Best Picture Winner #1: Wings (1927)

Each week this column will highlight one winner of the Academy Award for Best Picture, progressing chronologically until all winners have been discussed. There will be a brief discussion of the film itself followed by a mention of what we wish won from the nominees in the given year (though in many cases, including this one with Metropolis and The Jazz Singer, there were films that were superior in terms of quality and/or impact that were not nominated). This week’s entry is Wings (1927).

So many Best Picture winners have been chosen seemingly in response to developments in the film world or the world at large and may have seemed the best choice at the time but have not withstood the test of time and looking back it seems baffling that those choices were ever made (though sometimes it only takes seconds before serious questioning of the sanity of Academy members commences).

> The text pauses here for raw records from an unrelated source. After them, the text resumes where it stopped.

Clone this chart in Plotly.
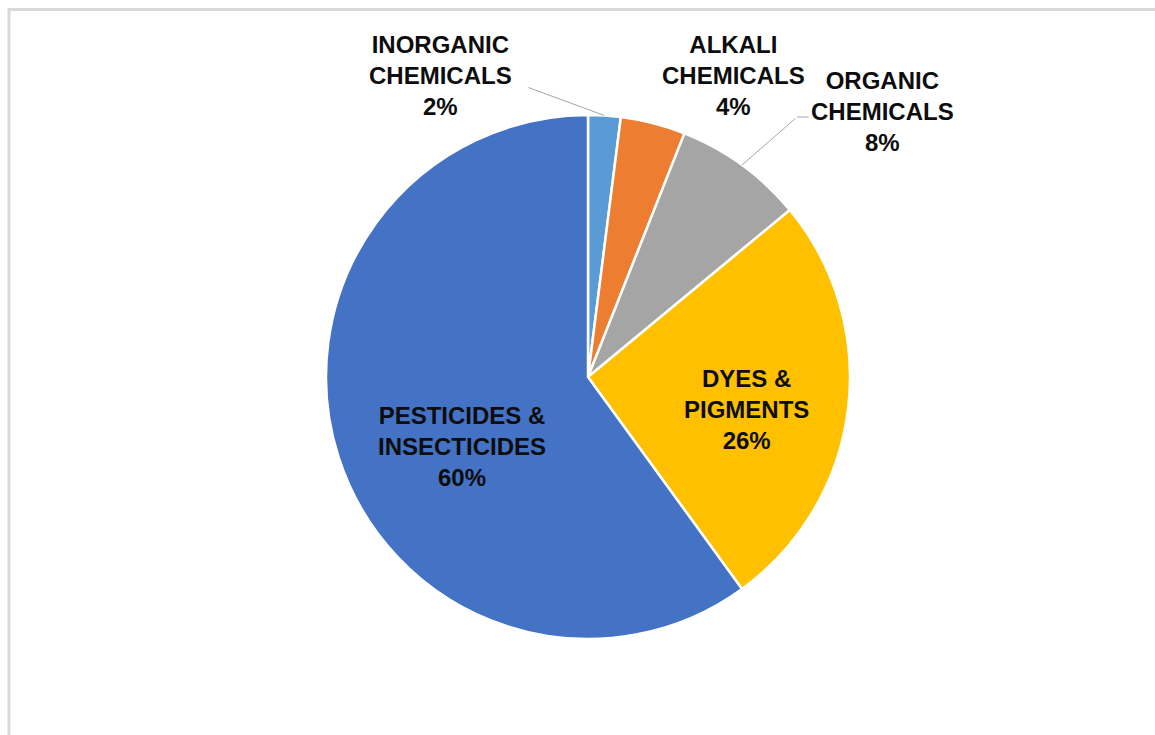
import math
import plotly.graph_objects as go

W, H = 1155, 735

labels = ["INORGANIC<br>CHEMICALS", "ALKALI<br>CHEMICALS", "ORGANIC<br>CHEMICALS",
          "DYES &<br>PIGMENTS", "PESTICIDES &<br>INSECTICIDES"]
values = [2, 4, 8, 26, 60]
colors = ["#5B9BD5", "#ED7D31", "#A5A5A5", "#FFC000", "#4472C4"]

# label placement (pixels from top-left), chosen by eye
label_pos = [(440, 76), (733, 76), (882, 111), (746, 410), (462, 446)]

FONT = "Liberation Sans, Arial, sans-serif"
CX, CY, R = 588, 377, 262


def px(x, y):
    return x / W, 1 - y / H


def edge_point(i):
    # middle of slice i on the rim (clockwise from 12 o'clock)
    total = sum(values)
    start = sum(values[:i]) / total
    mid = (start + values[i] / total / 2) * 2 * math.pi
    return CX + R * math.sin(mid), CY - R * math.cos(mid)


fig = go.Figure(go.Pie(
    labels=[l.replace("<br>", " ") for l in labels], values=values,
    marker=dict(colors=colors, line=dict(color="white", width=2.5)),
    sort=False, direction="clockwise", rotation=0,
    textinfo="none", hoverinfo="label+percent",
    domain=dict(x=[(CX - R) / W, (CX + R) / W], y=[1 - (CY + R) / H, 1 - (CY - R) / H]),
    showlegend=False,
))

annotations = []
for lab, v, (x, y) in zip(labels, values, label_pos):
    ax, ay = px(x, y)
    annotations.append(dict(
        x=ax, y=ay, xref="paper", yref="paper", showarrow=False,
        xanchor="center", yanchor="middle",
        text=f"<b>{lab}<br>{v}%</b>", align="center",
        font=dict(family=FONT, size=24, color="#0d0d0d"),
    ))

# leader lines for the two small outside labels
leaders = [(0, [(527, 87)]), (2, [(810, 117), (797, 117)])]
for i, pts in leaders:
    ex, ey = edge_point(i)
    chain = pts + [(ex, ey)]
    for (x0, y0), (x1, y1) in zip(chain[:-1], chain[1:]):
        bx, by = px(x1, y1)
        annotations.append(dict(
            x=bx, y=by, xref="paper", yref="paper", text="",
            showarrow=True, arrowhead=0, arrowwidth=1, arrowcolor="#a6a6a6",
            ax=x0 - x1, ay=y0 - y1, axref="pixel", ayref="pixel",
        ))

fig.update_layout(
    width=W, height=H,
    margin=dict(l=0, r=0, t=0, b=0),
    paper_bgcolor="white", plot_bgcolor="white",
    annotations=annotations,
    shapes=[dict(type="rect", xref="paper", yref="paper",
                 x0=9 / W, x1=1.05, y0=-0.05, y1=1 - 9.5 / H,
                 line=dict(color="#d9d9d9", width=3), layer="below")],
)

fig.write_html("out.html", config={"displayModeBar": False},
               post_script="document.body.style.margin='0';")
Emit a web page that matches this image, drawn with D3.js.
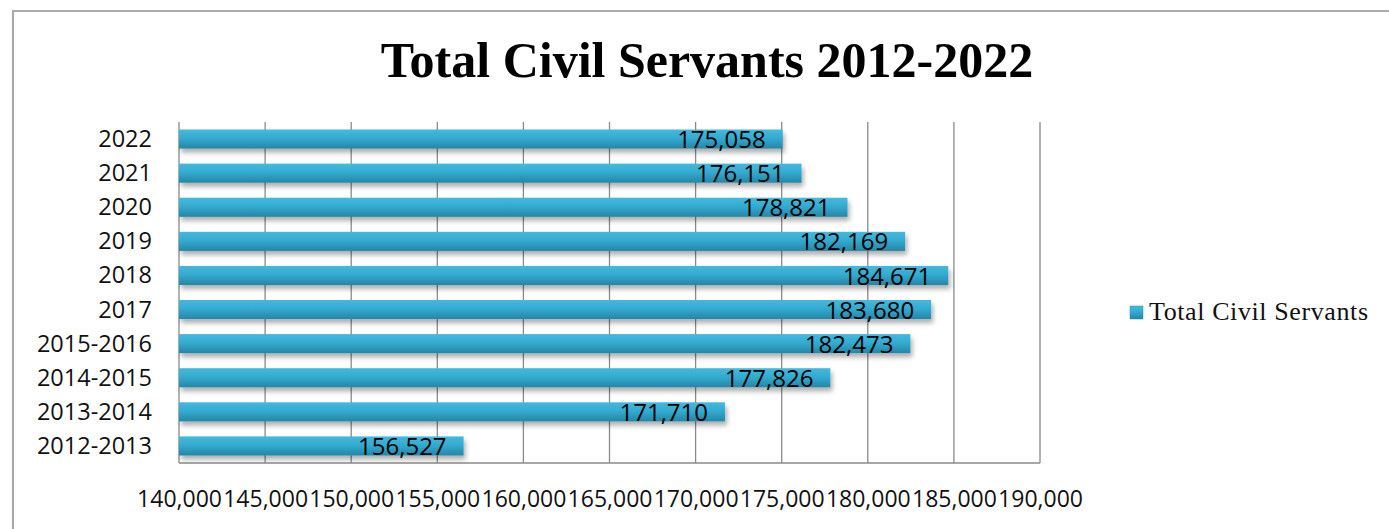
<!DOCTYPE html>
<html>
<head>
<meta charset="utf-8">
<script src="https://cdn.jsdelivr.net/npm/d3@7"></script>
<style>
  html, body { margin: 0; padding: 0; background: #fff; }
  svg { display: block; }
</style>
</head>
<body>
<div id="chart"></div>
<script>
// Civil service headcount by reporting period (top to bottom as drawn)
const categories = ["2022", "2021", "2020", "2019", "2018", "2017",
  "2015-2016", "2014-2015", "2013-2014", "2012-2013"];
const values = [175058, 176151, 178821, 182169, 184671, 183680,
  182473, 177826, 171710, 156527];
const tickValues = [140000, 145000, 150000, 155000, 160000, 165000,
  170000, 175000, 180000, 185000, 190000];
const seriesName = "Total Civil Servants";
const chartTitle = "Total Civil Servants 2012-2022";

const W = 1389, H = 529;
const plot = { left: 179, right: 1040, top: 122, bottom: 463 };
const sans = "'Open Sans', 'Liberation Sans', sans-serif";
const serif = "'Liberation Serif', 'Times New Roman', serif";

const svg = d3.select("#chart").append("svg")
  .attr("width", W).attr("height", H);

const defs = svg.append("defs");
const grad = defs.append("linearGradient")
  .attr("id", "barGrad").attr("x1", 0).attr("y1", 0).attr("x2", 0).attr("y2", 1);
grad.append("stop").attr("offset", "0%").attr("stop-color", "#45b9dc");
grad.append("stop").attr("offset", "45%").attr("stop-color", "#34abd0");
grad.append("stop").attr("offset", "100%").attr("stop-color", "#2586a6");

const shadow = defs.append("filter").attr("id", "barShadow")
  .attr("x", "-5%").attr("y", "-30%").attr("width", "110%").attr("height", "190%");
shadow.append("feGaussianBlur").attr("in", "SourceAlpha").attr("stdDeviation", 2.5);
shadow.append("feOffset").attr("dx", 2).attr("dy", 4).attr("result", "off");
shadow.append("feComponentTransfer").append("feFuncA").attr("type", "linear").attr("slope", 0.32);
const merge = shadow.append("feMerge");
merge.append("feMergeNode");
merge.append("feMergeNode").attr("in", "SourceGraphic");

// Outer frame
svg.append("path")
  .attr("d", `M13,${H + 5} L13,11 L${W + 5},11`)
  .attr("fill", "none").attr("stroke", "#ababab").attr("stroke-width", 2.2);

// Title
svg.append("text")
  .attr("x", 707).attr("y", 77)
  .attr("text-anchor", "middle")
  .attr("font-family", serif)
  .attr("font-weight", "bold")
  .attr("font-size", 50)
  .attr("fill", "#000")
  .text(chartTitle);

const x = d3.scaleLinear()
  .domain([d3.min(tickValues), d3.max(tickValues)])
  .range([plot.left, plot.right]);

const y = d3.scaleBand()
  .domain(categories)
  .range([plot.top, plot.bottom])
  .paddingInner(0.44)
  .paddingOuter(0.22);

// Vertical gridlines
svg.append("g").selectAll("line")
  .data(tickValues)
  .join("line")
  .attr("x1", d => x(d)).attr("x2", d => x(d))
  .attr("y1", plot.top).attr("y2", plot.bottom)
  .attr("stroke", "#8a8a8a").attr("stroke-width", 1.3);

// Horizontal base line
svg.append("line")
  .attr("x1", plot.left).attr("x2", plot.right)
  .attr("y1", plot.bottom).attr("y2", plot.bottom)
  .attr("stroke", "#8a8a8a").attr("stroke-width", 1.3);

// X axis labels
const fmt = d3.format(",");
const xAxis = d3.axisBottom(x).tickValues(tickValues).tickFormat(fmt).tickSize(0).tickPadding(0);
const gx = svg.append("g")
  .attr("transform", `translate(0,${plot.bottom + 36})`)
  .call(xAxis);
gx.select(".domain").remove();
gx.selectAll("text")
  .attr("font-family", sans)
  .attr("font-size", 23)
  .attr("fill", "#111")
  .attr("dy", "0.36em");

// Y axis labels
const yAxis = d3.axisLeft(y).tickSize(0).tickPadding(0);
const gy = svg.append("g")
  .attr("transform", `translate(${plot.left - 27},0)`)
  .call(yAxis);
gy.select(".domain").remove();
gy.selectAll("text")
  .attr("font-family", sans)
  .attr("font-size", 23.5)
  .attr("fill", "#111")
  .attr("dy", "0.34em");

// Bars
svg.append("g").selectAll("rect")
  .data(values)
  .join("rect")
  .attr("x", x(d3.min(tickValues)))
  .attr("y", (d, i) => y(categories[i]))
  .attr("width", d => x(d) - x(d3.min(tickValues)))
  .attr("height", y.bandwidth())
  .attr("fill", "url(#barGrad)")
  .attr("filter", "url(#barShadow)");

// Value labels inside bar ends
svg.append("g").selectAll("text")
  .data(values)
  .join("text")
  .attr("x", d => x(d) - 17)
  .attr("y", (d, i) => y(categories[i]) + y.bandwidth() / 2)
  .attr("dy", "0.38em")
  .attr("text-anchor", "end")
  .attr("font-family", sans)
  .attr("font-size", 24)
  .attr("fill", "#000")
  .text(d => fmt(d));

// Legend
const lg = svg.append("g").attr("transform", "translate(1130,306)");
lg.append("rect").attr("width", 13).attr("height", 13)
  .attr("fill", "url(#barGrad)").attr("stroke", "#2a95b8").attr("stroke-width", 0.5);
lg.append("text")
  .attr("x", 19).attr("y", 13.5)
  .attr("font-family", serif)
  .attr("font-size", 26)
  .attr("letter-spacing", 0.6)
  .attr("fill", "#111")
  .text(seriesName);
</script>
</body>
</html>
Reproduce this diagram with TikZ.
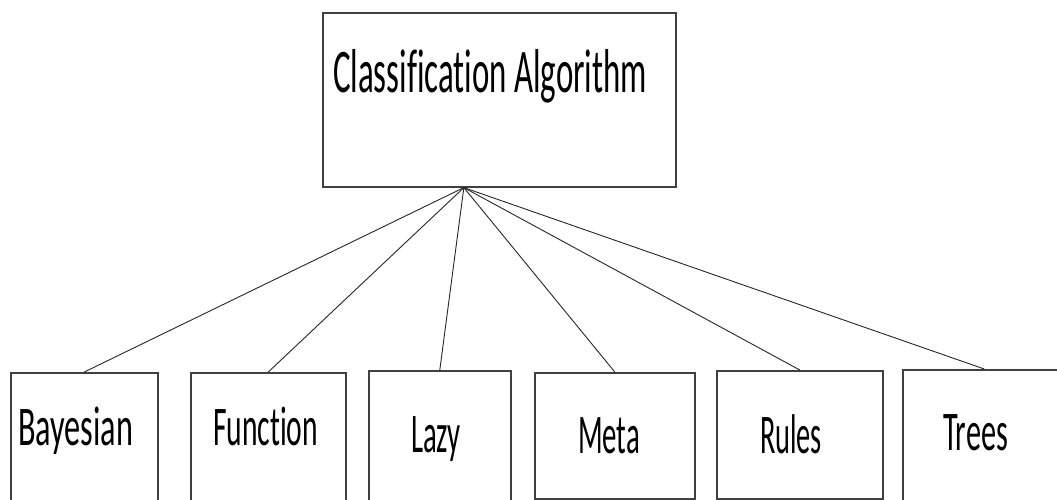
\documentclass[tikz,border=0pt]{standalone}
\usepackage{fontspec}
\setmainfont{Carlito}[Ligatures=NoCommon]
\usepackage{graphicx}
\usetikzlibrary{positioning, calc}
\tikzstyle{box}=[draw=black!75, line width=1.6pt, inner sep=0pt, anchor=north west]
\tikzstyle{link}=[draw=black!85, line width=0.9pt]
\tikzstyle{caption}=[inner sep=0pt, anchor=base]
\newcommand{\squeezeto}[2]{\resizebox{#1pt}{\height}{#2}}

\begin{document}
\begin{tikzpicture}[x=1pt, y=-1pt]
    \useasboundingbox (0,0) rectangle (1057,499);
    \clip (0,0) rectangle (1057,499);

    % root box
    \node [box, minimum width=353pt, minimum height=174pt] (algo-box) at (322,12) {};
    \node [caption, font=\fontsize{62}{62}\selectfont] (algo) at (490,92)
        {\squeezeto{314}{Classification Algorithm}};
    \coordinate (hub) at ($(algo-box.south west)!0.4!(algo-box.south east)$);

    % leaf boxes: name/left/right/top/bottom/text x/baseline/text width
    \foreach \n/\l/\r/\t/\b/\x/\y/\w in {
        Bayesian/10/157/372/510/75.5/445/115,
        Function/190/345/372/510/265.5/445/105,
        Lazy/368/510/370/510/436/452/50,
        Meta/534/694/372/498/609/453/62,
        Rules/716/882/370/498/791/453/62,
        Trees/902/1065/369/510/975.5/450/65}
    {
        \node [box, minimum width={(\r-\l)*1pt}, minimum height={(\b-\t)*1pt}] (\n-box) at (\l,\t) {};
        \node [caption, font=\fontsize{56}{56}\selectfont] (\n) at (\x,\y) {\squeezeto{\w}{\n}};
        \draw [link] (hub) -- (\n-box.north);
    }
\end{tikzpicture}
\end{document}
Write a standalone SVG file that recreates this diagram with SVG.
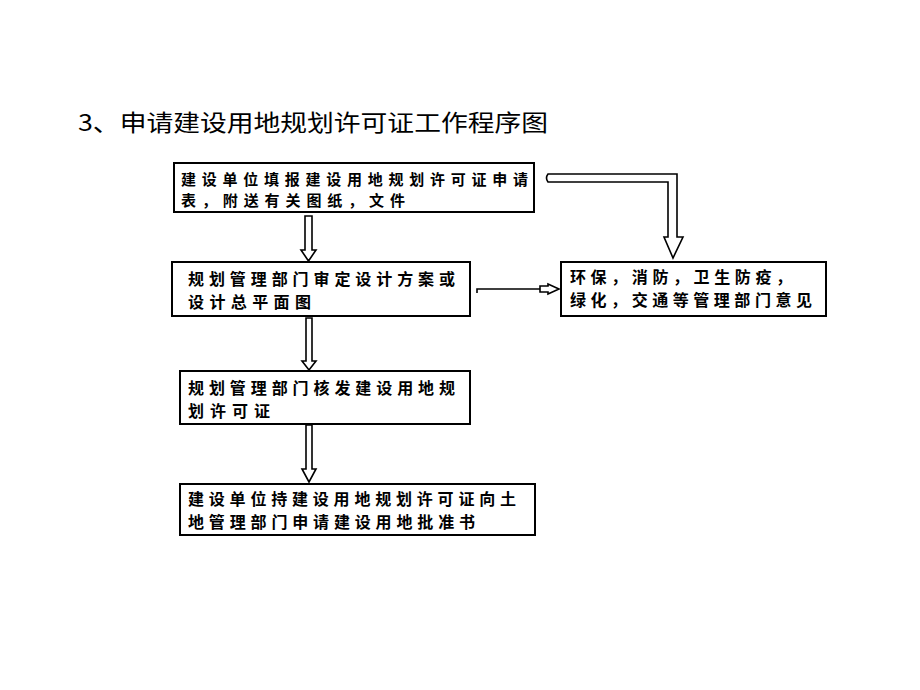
<svg xmlns="http://www.w3.org/2000/svg" width="920" height="690" viewBox="0 0 920 690">
<style>
.box{fill:#fff;stroke:#000;stroke-width:2}
.t{font-family:"Noto Sans CJK SC","Liberation Sans",sans-serif;font-size:16px;font-weight:bold;fill:#000}
.t1{font-size:15px}
.title{font-family:"Noto Sans CJK SC","Liberation Sans",sans-serif;font-size:23px;fill:#000}
.arr{fill:#fff;stroke:#000;stroke-width:1.6;stroke-linejoin:miter}
.ln{fill:none;stroke:#000;stroke-width:1.6}
</style>
<rect width="920" height="690" fill="#fff"/>
<text class="title" x="78" y="131" textLength="470" lengthAdjust="spacingAndGlyphs">3、申请建设用地规划许可证工作程序图</text>
<g id="connectors">
<path class="arr" d="M305,216 L312,216 L312,250 L316,250 L308.5,261 L301,250 L305,250 Z"/>
<path class="arr" d="M306,318 L312,318 L312,361 L316,361 L309,370 L302,361 L306,361 Z"/>
<path class="arr" d="M306,425 L312,425 L312,469 L316,469 L309,482 L302,469 L306,469 Z"/>
<path class="arr" d="M548,174 L677,174 L677,237 L683,237 L673,258 L664,237 L668,237 L668,182 L548,182 Q545,178 548,174 Z"/>
<path class="ln" d="M477,293 L477,289 L540,289"/>
<path class="arr" d="M540,286 L548,286 L548,284 L559,289 L548,294 L548,292 L540,292 Z"/>
</g>
<g id="n1">
<rect class="box" x="174" y="163" width="360" height="49"/>
<text class="t t1" x="181" y="185" textLength="347" lengthAdjust="spacing">建设单位填报建设用地规划许可证申请</text>
<text class="t t1" x="181" y="206" textLength="224" lengthAdjust="spacing">表，附送有关图纸，文件</text>
</g>
<g id="n2">
<rect class="box" x="172" y="262" width="298" height="54"/>
<text class="t" x="188" y="285" textLength="267" lengthAdjust="spacing">规划管理部门审定设计方案或</text>
<text class="t" x="188" y="308" textLength="123" lengthAdjust="spacing">设计总平面图</text>
</g>
<g id="n3">
<rect class="box" x="180" y="371" width="290" height="53"/>
<text class="t" x="188" y="394" textLength="267" lengthAdjust="spacing">规划管理部门核发建设用地规</text>
<text class="t" x="188" y="417" textLength="82" lengthAdjust="spacing">划许可证</text>
</g>
<g id="n4">
<rect class="box" x="180" y="484" width="355" height="51"/>
<text class="t" x="188" y="505" textLength="328" lengthAdjust="spacing">建设单位持建设用地规划许可证向土</text>
<text class="t" x="188" y="528" textLength="287" lengthAdjust="spacing">地管理部门申请建设用地批准书</text>
</g>
<g id="n5">
<rect class="box" x="561" y="262" width="265" height="54"/>
<text class="t" x="570" y="283" textLength="222" lengthAdjust="spacing">环保，消防，卫生防疫，</text>
<text class="t" x="570" y="306" textLength="242" lengthAdjust="spacing">绿化，交通等管理部门意见</text>
</g>
</svg>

Not so with William A. Wellman’s Wings, the inaugural Best Picture winner. Often relegated to a footnote for being the first to win the award (and one of the first films to feature two men kissing and one of the first to feature nudity and the last silent winner until The Artist, all of which should increase its status but is for some reason often ignored) but it shouldn’t be because it remains a vibrant and compelling film. Representations of WWI in film have been strangely rare considering that the war was a pivotal part of the histories of many countries but, for obvious reasons, in the early years of the Academy it was a common subject. Wings was made by filmmakers who were only a few years removed from the Great War and who, in many cases, had fought in the war. It shows a convoluted war and its impact on the people who fought in it and, though it has been nearly a century since its release, the same impact can be seen with modern wars. Yes, the age really shows in some parts, and the overacting characteristic of the Silent Era doesn’t always necessarily work, with some of the more dramatic and tragic sequences being almost comical, but the story is solid and the aerial sequences remain stunning today. 

The Real Best Picture:

7th Heaven is good but I have to give it to Wings on this one. It launched Gary Cooper’s career, how could anything else deserve it?

Note: there were actually two top prizes given out, with the second being awarded to Sunrise and retroactively being designated the lesser award during the next year.